- Born: Freeport, Illinois, U.S.
- Occupations: comedian; speaker;
- Known for: Founder of Wedding Chapel to Go

= Vicki Barbolak =

American comedian

Vicki Barbolak is an American comedian, speaker, and founder of Wedding Chapel to Go. Barbolak was a top 10 finalist on season 13 of America's Got Talent.

== Early life ==
Vicki Barbolak was born in Freeport, Illinois. Her mother was a secretary and her father, Pete Barbolak, a former National Football League player, worked in Chicago for the Federal Bureau of Investigation.

== Career ==
At the age of 38, Barbolak saw an ad for a stand-up comedy class and decided to attend. She quickly realized that making people laugh brought her more happiness and joy than she thought was possible. After a few years of doing open mic, Barbolak was noticed by Mitzi Shore, owner of The Comedy Store, where she further developed her craft. In 2018, she was a contestant in season 13 of America's Got Talent, where she finished as a finalist. In 2019, she began her "Trailer Nasty Tour." She competed in season one of America's Got Talent: The Champions but was eliminated during the first week of the competition. She also competed in Britain's Got Talent: The Champions but was eliminated during the fifth week of the competition.

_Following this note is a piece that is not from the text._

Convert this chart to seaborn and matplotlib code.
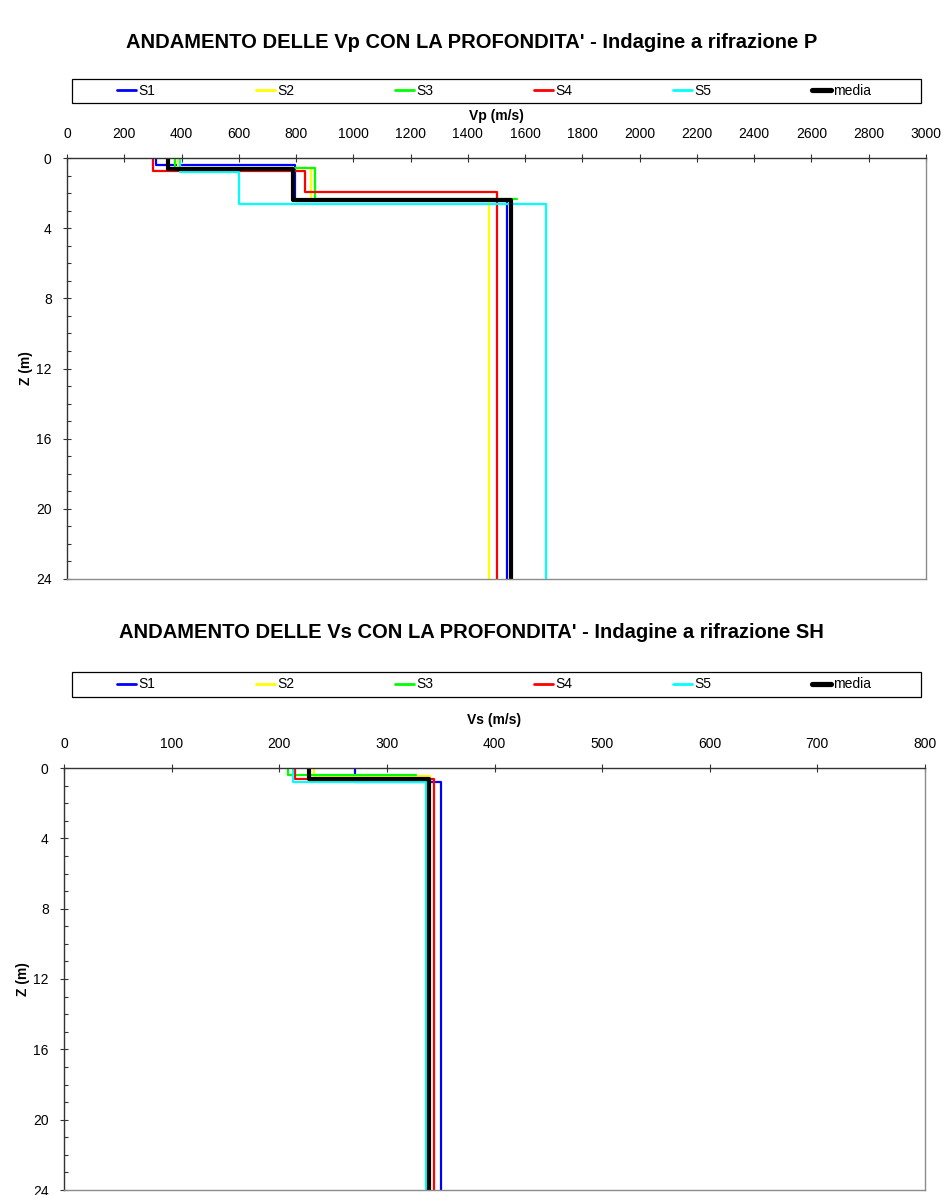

Barbolak is an ordained minister. She is the founder of Wedding Chapel to Go. She is also a speaker at conferences and organizations where she discusses humor in the workplace.

== Personal life ==
Barbolak has lived in a trailer for over 25 years. She is married to Lou Brockman, a piano player at the Comedy Store where they met. She has 2 daughters. She has 5 grandchildren. She lives in Rancho Caleveras Mobile Home Park in Oceanside, California.